1. Letters to the Press, pp. 279–82.
2. See for example above, XX, 207–8.
3. The debate was on Feb. 2, and the speaker was Col. James Grant; see Crane’s notes. During the debate the house was cleared, and Hutchinson and BF were among the excluded visitors; see the note on the circular letter above, Feb. 5, 1775.
4. This sentence seems to distort history. The reference to Crown Point elides two episodes four years apart: in the first the French commander was captured but the fort was not; in the second it was, but by a combination of regulars and provincials. Above, VI, 218 n; Gipson, British Empire, VII, 360–4. The reference to Braddock is too obscure to be intelligible; of the two expeditions against Fort Duquesne (Pitt), his and Forbes’s, BF was involved in the first and much concerned about the second: Autobiog., pp. 223–6; above, VIII, 191–3.

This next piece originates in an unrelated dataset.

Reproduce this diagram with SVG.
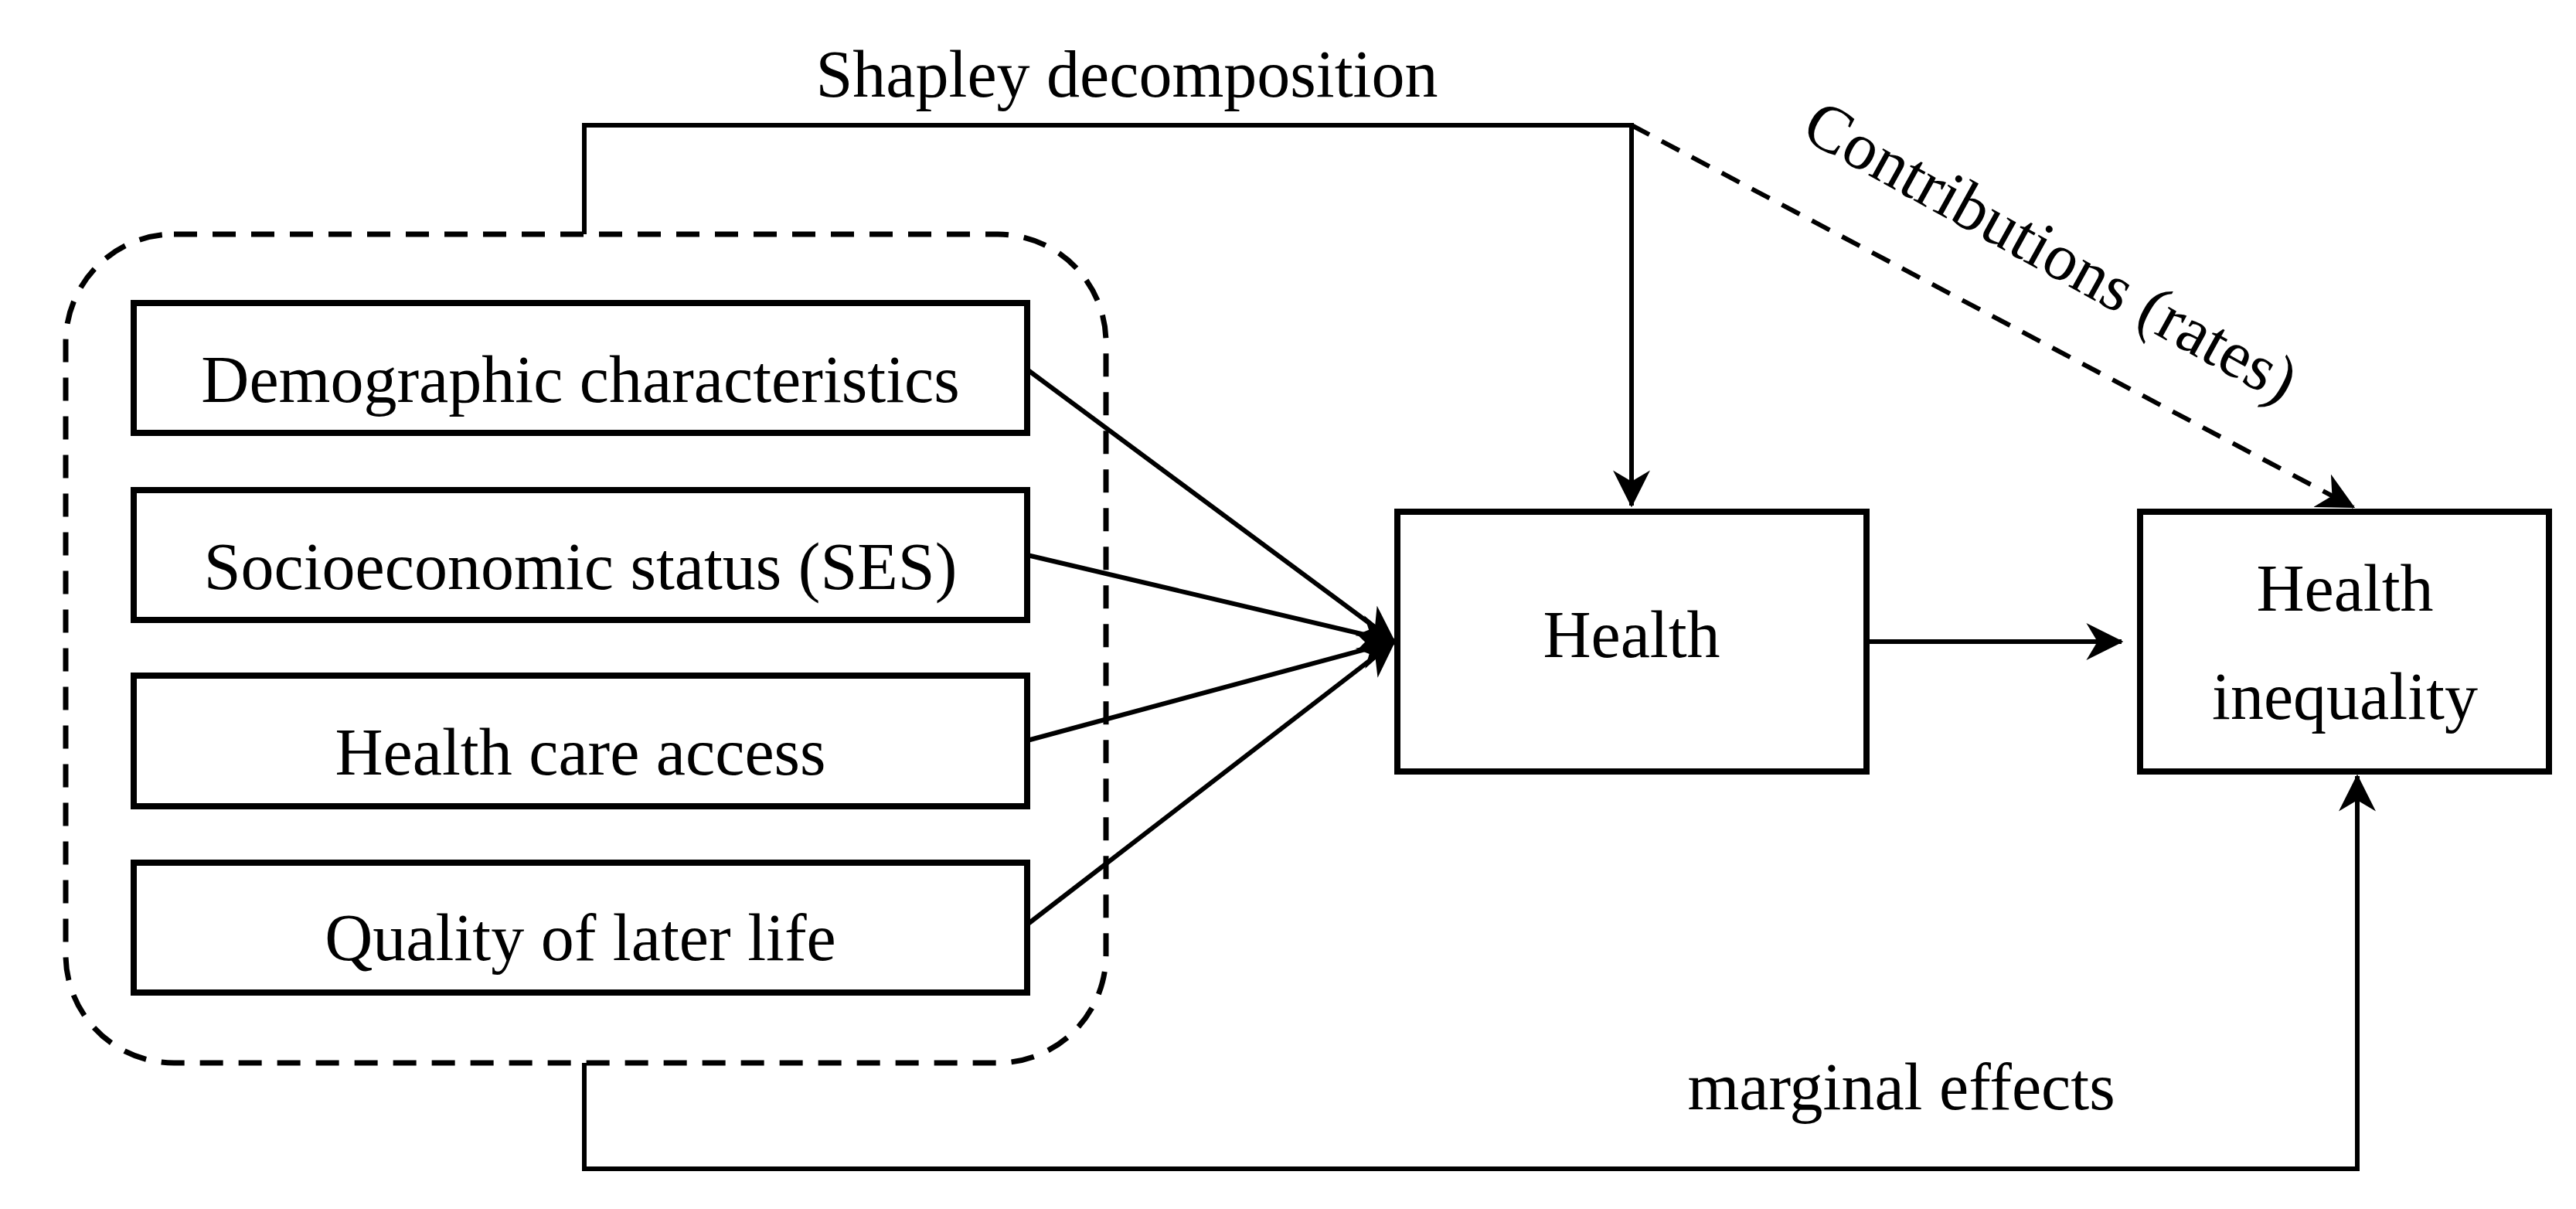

5. “A Major Grant” was the colonel who provoked this retort. The history is again misstated: Grant and Lewis were both captured. See above, VIII, 353–4.
6. Presumably Wolfe and Amherst.
7. None of Bouquet’s surviving letters to BF, all of which are in vol. XI, says anything of the sort. The expedition, in 1764, was against the Indians on the lower Ohio.
8. “The Americans,” wrote Wolfe in 1758, “are in general the dirtiest, most contemptible, cowardly dogs that you can conceive. There is no depending upon ’em in action. They fall down dead in their own dirt and desert by battalions, officers and all. Such rascals as these are rather an encumbrance than any real strength to an army.” Hist. MSS Commission, Report on the Manuscripts of Mrs. Stopford-Sackville … (2 vols., London and Hereford, 1904–10), II, 266.
9. Joshua 9:21, 23, 27. Crane points out that the same phrase appears in another imaginary speech, which he believed was BF’s and we do not; see our note above, under Nov. 29.